### Work instructions:
Images should be left out, and everything else in the listing reproduced exactly.
# # #
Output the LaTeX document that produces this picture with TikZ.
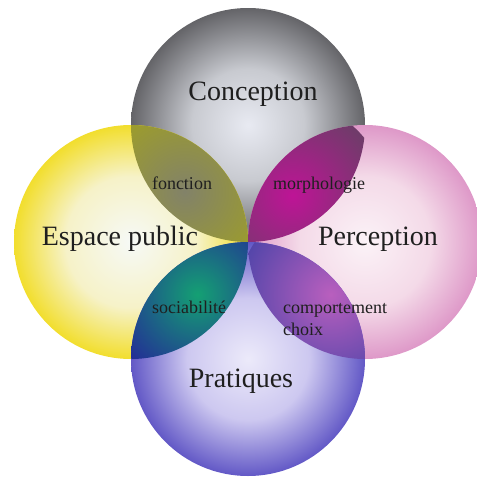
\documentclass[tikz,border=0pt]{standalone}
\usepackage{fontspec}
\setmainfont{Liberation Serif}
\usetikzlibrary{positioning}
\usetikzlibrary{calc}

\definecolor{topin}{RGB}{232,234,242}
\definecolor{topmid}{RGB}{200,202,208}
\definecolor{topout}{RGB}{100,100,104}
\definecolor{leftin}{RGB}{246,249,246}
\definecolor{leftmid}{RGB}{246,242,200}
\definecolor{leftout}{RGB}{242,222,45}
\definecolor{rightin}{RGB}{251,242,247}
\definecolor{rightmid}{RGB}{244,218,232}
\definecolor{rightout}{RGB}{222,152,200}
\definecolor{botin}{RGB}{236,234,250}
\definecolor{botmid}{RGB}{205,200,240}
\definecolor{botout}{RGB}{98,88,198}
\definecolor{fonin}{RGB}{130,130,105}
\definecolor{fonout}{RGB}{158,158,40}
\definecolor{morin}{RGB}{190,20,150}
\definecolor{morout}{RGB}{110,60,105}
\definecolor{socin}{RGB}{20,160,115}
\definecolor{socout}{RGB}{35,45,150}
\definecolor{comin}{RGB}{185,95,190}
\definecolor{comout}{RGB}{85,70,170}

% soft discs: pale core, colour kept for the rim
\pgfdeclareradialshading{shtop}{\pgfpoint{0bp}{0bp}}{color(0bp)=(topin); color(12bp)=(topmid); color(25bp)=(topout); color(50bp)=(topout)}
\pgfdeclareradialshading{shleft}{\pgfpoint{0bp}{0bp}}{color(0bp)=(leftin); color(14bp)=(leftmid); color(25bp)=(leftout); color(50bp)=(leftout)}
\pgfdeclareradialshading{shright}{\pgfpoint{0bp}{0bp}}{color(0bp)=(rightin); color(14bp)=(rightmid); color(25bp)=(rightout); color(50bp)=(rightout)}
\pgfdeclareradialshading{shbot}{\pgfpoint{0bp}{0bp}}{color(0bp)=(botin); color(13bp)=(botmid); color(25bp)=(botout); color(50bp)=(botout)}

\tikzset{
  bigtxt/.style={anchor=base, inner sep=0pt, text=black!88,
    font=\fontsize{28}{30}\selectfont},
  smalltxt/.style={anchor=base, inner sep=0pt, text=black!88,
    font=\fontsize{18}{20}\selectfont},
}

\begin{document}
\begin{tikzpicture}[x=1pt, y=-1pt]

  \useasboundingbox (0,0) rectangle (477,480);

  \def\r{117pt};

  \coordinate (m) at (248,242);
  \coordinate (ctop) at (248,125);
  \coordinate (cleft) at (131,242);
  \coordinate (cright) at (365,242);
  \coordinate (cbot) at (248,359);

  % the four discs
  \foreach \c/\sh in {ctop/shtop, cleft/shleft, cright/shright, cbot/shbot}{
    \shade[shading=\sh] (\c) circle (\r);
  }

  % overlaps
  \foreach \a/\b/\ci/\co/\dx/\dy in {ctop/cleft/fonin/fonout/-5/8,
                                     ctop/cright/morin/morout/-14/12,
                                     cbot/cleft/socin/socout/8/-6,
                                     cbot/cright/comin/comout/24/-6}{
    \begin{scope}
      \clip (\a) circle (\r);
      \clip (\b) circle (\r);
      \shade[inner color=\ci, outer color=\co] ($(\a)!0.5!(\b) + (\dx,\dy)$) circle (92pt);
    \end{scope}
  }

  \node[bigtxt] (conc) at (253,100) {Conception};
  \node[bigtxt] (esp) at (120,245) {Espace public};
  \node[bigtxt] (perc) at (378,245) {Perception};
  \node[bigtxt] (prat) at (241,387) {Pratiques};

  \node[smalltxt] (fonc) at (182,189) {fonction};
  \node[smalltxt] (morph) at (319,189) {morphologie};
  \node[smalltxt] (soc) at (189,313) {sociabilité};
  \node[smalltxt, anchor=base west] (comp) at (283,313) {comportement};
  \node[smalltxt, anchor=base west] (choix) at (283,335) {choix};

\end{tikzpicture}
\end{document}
# # #
### Written answer:
Output the LaTeX document that produces this picture with TikZ.
\documentclass[tikz,border=0pt]{standalone}
\usepackage{fontspec}
\setmainfont{Liberation Serif}
\usetikzlibrary{positioning}
\usetikzlibrary{calc}

\definecolor{topin}{RGB}{232,234,242}
\definecolor{topmid}{RGB}{200,202,208}
\definecolor{topout}{RGB}{100,100,104}
\definecolor{leftin}{RGB}{246,249,246}
\definecolor{leftmid}{RGB}{246,242,200}
\definecolor{leftout}{RGB}{242,222,45}
\definecolor{rightin}{RGB}{251,242,247}
\definecolor{rightmid}{RGB}{244,218,232}
\definecolor{rightout}{RGB}{222,152,200}
\definecolor{botin}{RGB}{236,234,250}
\definecolor{botmid}{RGB}{205,200,240}
\definecolor{botout}{RGB}{98,88,198}
\definecolor{fonin}{RGB}{130,130,105}
\definecolor{fonout}{RGB}{158,158,40}
\definecolor{morin}{RGB}{190,20,150}
\definecolor{morout}{RGB}{110,60,105}
\definecolor{socin}{RGB}{20,160,115}
\definecolor{socout}{RGB}{35,45,150}
\definecolor{comin}{RGB}{185,95,190}
\definecolor{comout}{RGB}{85,70,170}

% soft discs: pale core, colour kept for the rim
\pgfdeclareradialshading{shtop}{\pgfpoint{0bp}{0bp}}{color(0bp)=(topin); color(12bp)=(topmid); color(25bp)=(topout); color(50bp)=(topout)}
\pgfdeclareradialshading{shleft}{\pgfpoint{0bp}{0bp}}{color(0bp)=(leftin); color(14bp)=(leftmid); color(25bp)=(leftout); color(50bp)=(leftout)}
\pgfdeclareradialshading{shright}{\pgfpoint{0bp}{0bp}}{color(0bp)=(rightin); color(14bp)=(rightmid); color(25bp)=(rightout); color(50bp)=(rightout)}
\pgfdeclareradialshading{shbot}{\pgfpoint{0bp}{0bp}}{color(0bp)=(botin); color(13bp)=(botmid); color(25bp)=(botout); color(50bp)=(botout)}

\tikzset{
  bigtxt/.style={anchor=base, inner sep=0pt, text=black!88,
    font=\fontsize{28}{30}\selectfont},
  smalltxt/.style={anchor=base, inner sep=0pt, text=black!88,
    font=\fontsize{18}{20}\selectfont},
}

\begin{document}
\begin{tikzpicture}[x=1pt, y=-1pt]

  \useasboundingbox (0,0) rectangle (477,480);

  \def\r{117pt};

  \coordinate (m) at (248,242);
  \coordinate (ctop) at (248,125);
  \coordinate (cleft) at (131,242);
  \coordinate (cright) at (365,242);
  \coordinate (cbot) at (248,359);

  % the four discs
  \foreach \c/\sh in {ctop/shtop, cleft/shleft, cright/shright, cbot/shbot}{
    \shade[shading=\sh] (\c) circle (\r);
  }

  % overlaps
  \foreach \a/\b/\ci/\co/\dx/\dy in {ctop/cleft/fonin/fonout/-5/8,
                                     ctop/cright/morin/morout/-14/12,
                                     cbot/cleft/socin/socout/8/-6,
                                     cbot/cright/comin/comout/24/-6}{
    \begin{scope}
      \clip (\a) circle (\r);
      \clip (\b) circle (\r);
      \shade[inner color=\ci, outer color=\co] ($(\a)!0.5!(\b) + (\dx,\dy)$) circle (92pt);
    \end{scope}
  }

  \node[bigtxt] (conc) at (253,100) {Conception};
  \node[bigtxt] (esp) at (120,245) {Espace public};
  \node[bigtxt] (perc) at (378,245) {Perception};
  \node[bigtxt] (prat) at (241,387) {Pratiques};

  \node[smalltxt] (fonc) at (182,189) {fonction};
  \node[smalltxt] (morph) at (319,189) {morphologie};
  \node[smalltxt] (soc) at (189,313) {sociabilité};
  \node[smalltxt, anchor=base west] (comp) at (283,313) {comportement};
  \node[smalltxt, anchor=base west] (choix) at (283,335) {choix};

\end{tikzpicture}
\end{document}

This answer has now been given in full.